McKeown served on SMMUSD's technology advisory committee, the City of Santa Monica's Telecommunications Working Group, the steering committee of Santa Monicans for Renters’ Rights, and as chair of the Wilshire/Montana Neighborhood Coalition, before first being elected to City Council in 1998.

==Career as an elected official==

McKeown served for parts of four decades (and two centuries). In six terms on the City Council, including being Mayor twice, McKeown focused on affordable housing, workers’ rights, and environmental sustainability. Among his accomplishments were greatly enhanced renter protections, a living wage for local workers, and converting Santa Monica to 100%-renewable electricity.

During his first term as Mayor of Santa Monica, he was an invited presenter at the COP21 United Nations Climate Change Conference in Paris. He is a long-standing advocate for single-payer healthcare.
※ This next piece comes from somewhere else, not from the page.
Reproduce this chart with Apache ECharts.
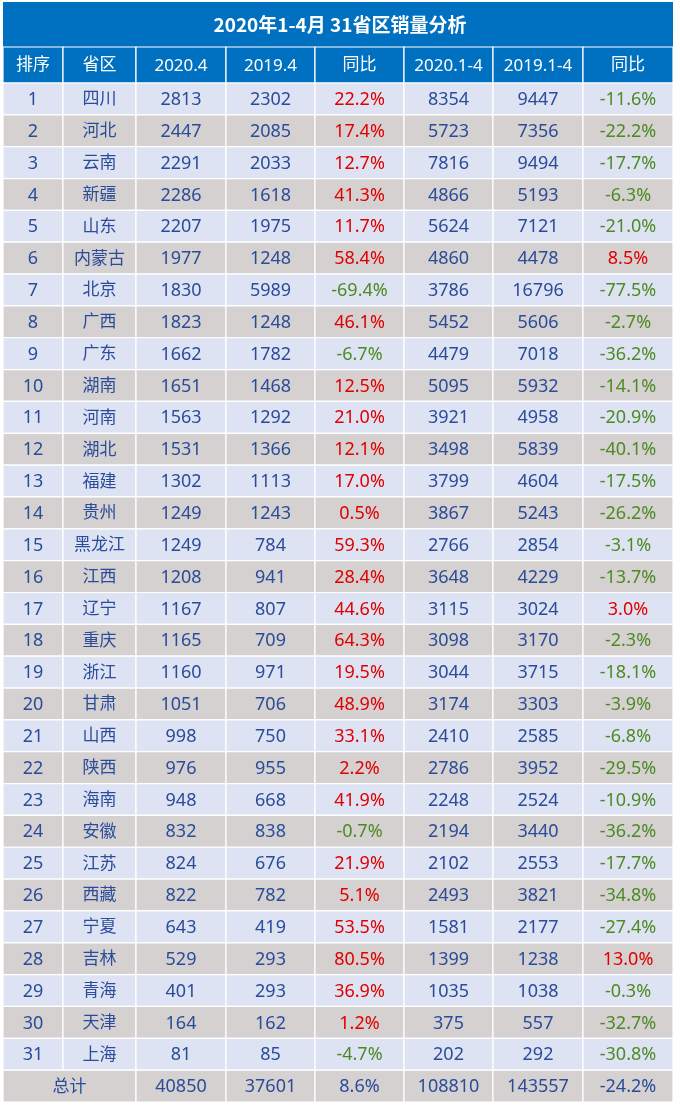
<!DOCTYPE html>
<html><head><meta charset="utf-8">
<script src="https://cdn.jsdelivr.net/npm/echarts@6/dist/echarts.min.js"></script>
<style>html,body{margin:0;padding:0;background:#fff}#c{width:680px;height:1106px}</style>
</head><body><div id="c"></div>
<script>
const titleText = '2020年1-4月 31省区销量分析';
const headers = ['排序','省区','2020.4','2019.4','同比','2020.1-4','2019.1-4','同比'];
const ranks = [1,2,3,4,5,6,7,8,9,10,11,12,13,14,15,16,17,18,19,20,21,22,23,24,25,26,27,28,29,30,31];
const provinces = ['四川','河北','云南','新疆','山东','内蒙古','北京','广西','广东','湖南','河南','湖北','福建','贵州','黑龙江','江西','辽宁','重庆','浙江','甘肃','山西','陕西','海南','安徽','江苏','西藏','宁夏','吉林','青海','天津','上海'];
const sales2020Apr = [2813,2447,2291,2286,2207,1977,1830,1823,1662,1651,1563,1531,1302,1249,1249,1208,1167,1165,1160,1051,998,976,948,832,824,822,643,529,401,164,81];
const sales2019Apr = [2302,2085,2033,1618,1975,1248,5989,1248,1782,1468,1292,1366,1113,1243,784,941,807,709,971,706,750,955,668,838,676,782,419,293,293,162,85];
const yoyApr = [22.2,17.4,12.7,41.3,11.7,58.4,-69.4,46.1,-6.7,12.5,21.0,12.1,17.0,0.5,59.3,28.4,44.6,64.3,19.5,48.9,33.1,2.2,41.9,-0.7,21.9,5.1,53.5,80.5,36.9,1.2,-4.7];
const sales2020Ytd = [8354,5723,7816,4866,5624,4860,3786,5452,4479,5095,3921,3498,3799,3867,2766,3648,3115,3098,3044,3174,2410,2786,2248,2194,2102,2493,1581,1399,1035,375,202];
const sales2019Ytd = [9447,7356,9494,5193,7121,4478,16796,5606,7018,5932,4958,5839,4604,5243,2854,4229,3024,3170,3715,3303,2585,3952,2524,3440,2553,3821,2177,1238,1038,557,292];
const yoyYtd = [-11.6,-22.2,-17.7,-6.3,-21.0,8.5,-77.5,-2.7,-36.2,-14.1,-20.9,-40.1,-17.5,-26.2,-3.1,-13.7,3.0,-2.3,-18.1,-3.9,-6.8,-29.5,-10.9,-36.2,-17.7,-34.8,-27.4,13.0,-0.3,-32.7,-30.8];
const totalLabel = '总计';
const totalValues = [40850,37601,8.6,108810,143557,-24.2];

// layout / style
const colWidths = [60,73,90,89,89,89,90,90];
const edges = [0]; colWidths.forEach(w => edges.push(edges[edges.length-1] + w));
const TOTALW = edges[edges.length-1];
const BLUE = '#0070c0', ODD = '#dde3f3', EVEN = '#d4d1d0';
const TXT = '#2a4c9a', RED = '#e00000', GREEN = '#4e8a24';
const NUMFONT = "'Noto Sans','Noto Sans CJK SC',sans-serif";
const CJKFONT = "'Noto Sans CJK SC','Noto Sans',sans-serif";
const pct = v => v.toFixed(1) + '%';

function rowCells(i) {
  if (i < ranks.length) {
    return [
      {t: String(ranks[i])}, {t: provinces[i], cjk: true},
      {t: String(sales2020Apr[i])}, {t: String(sales2019Apr[i])},
      {t: pct(yoyApr[i]), c: yoyApr[i] >= 0 ? RED : GREEN},
      {t: String(sales2020Ytd[i])}, {t: String(sales2019Ytd[i])},
      {t: pct(yoyYtd[i]), c: yoyYtd[i] >= 0 ? RED : GREEN}
    ];
  }
  return [
    {t: totalLabel, cjk: true, span: 2},
    {t: String(totalValues[0])}, {t: String(totalValues[1])}, {t: pct(totalValues[2])},
    {t: String(totalValues[3])}, {t: String(totalValues[4])}, {t: pct(totalValues[5])}
  ];
}

function cellsRender(getCells, bgFn, defaultFill, fontFn) {
  return function (params, api) {
    const idx = params.dataIndex;
    const cy = api.coord([0, api.value(0)])[1];
    const h = api.size([0, 1])[1];
    const cells = getCells(idx);
    const children = [];
    let c = 0;
    cells.forEach(cell => {
      const span = cell.span || 1;
      const x0 = api.coord([edges[c], api.value(0)])[0];
      const x1 = api.coord([edges[c + span], api.value(0)])[0];
      c += span;
      children.push({type: 'rect', shape: {x: x0, y: cy - h / 2, width: x1 - x0, height: h},
        style: {fill: bgFn(idx), stroke: '#ffffff', lineWidth: 1.2}});
      children.push({type: 'text', style: {x: (x0 + x1) / 2, y: cy + (cell.cjk ? -1 : 1), text: cell.t,
        fill: cell.c || defaultFill, align: 'center', verticalAlign: 'middle', font: fontFn(cell)}});
    });
    return {type: 'group', children};
  };
}

const rowCats = ranks.map(String).concat([totalLabel]);
const chart = echarts.init(document.getElementById('c'), null, {renderer: 'canvas'});
chart.setOption({
  animation: false,
  backgroundColor: '#ffffff',
  title: {text: titleText, left: 'center', top: 10,
    textStyle: {color: '#ffffff', fontSize: 19, fontWeight: 'bold', fontFamily: CJKFONT}},
  graphic: [{type: 'rect', z: -1, shape: {x: 3, y: 2, width: 670, height: 45}, style: {fill: BLUE}}],
  grid: [
    {left: 3, width: 670, top: 47, height: 36},
    {left: 3, width: 670, top: 83, height: 1019}
  ],
  xAxis: [
    {gridIndex: 0, type: 'value', min: 0, max: TOTALW, show: false},
    {gridIndex: 1, type: 'value', min: 0, max: TOTALW, show: false}
  ],
  yAxis: [
    {gridIndex: 0, type: 'category', data: ['h'], show: false},
    {gridIndex: 1, type: 'category', data: rowCats, inverse: true, show: false}
  ],
  series: [
    {type: 'custom', xAxisIndex: 0, yAxisIndex: 0, data: [[0]], encode: {y: 0},
      renderItem: cellsRender(() => headers.map(h => ({t: h, cjk: /[\u4e00-\u9fff]/.test(h)})),
        () => BLUE, '#ffffff', cell => (cell.cjk ? '17px ' + CJKFONT : '17px ' + NUMFONT))},
    {type: 'custom', xAxisIndex: 1, yAxisIndex: 1, data: rowCats.map((_, i) => [i]), encode: {y: 0},
      renderItem: cellsRender(rowCells, i => (i === ranks.length ? EVEN : (i % 2 === 0 ? ODD : EVEN)), TXT,
        cell => (cell.cjk ? '17px ' + CJKFONT : '18px ' + NUMFONT))}
  ]
});
</script></body></html>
McKeown represented Santa Monica as Chair of the Westside Cities Council of Governments, sat on the State of California's Santa Monica Bay Restoration Commission, and was chair of the Energy Committee on the Board of Directors of the Clean Power Alliance, a regional community-choice utility bringing 100% renewably sourced electricity to Santa Monica.

McKeown holds dual citizenship with the United States (by birth) and the Republic of Ireland (by descent). He is vice chair of the Irish-American Caucus of the California Democratic Party. He has twice (2010 and 2013) been named California Assembly District Democrat of the Year for the Santa Monica area.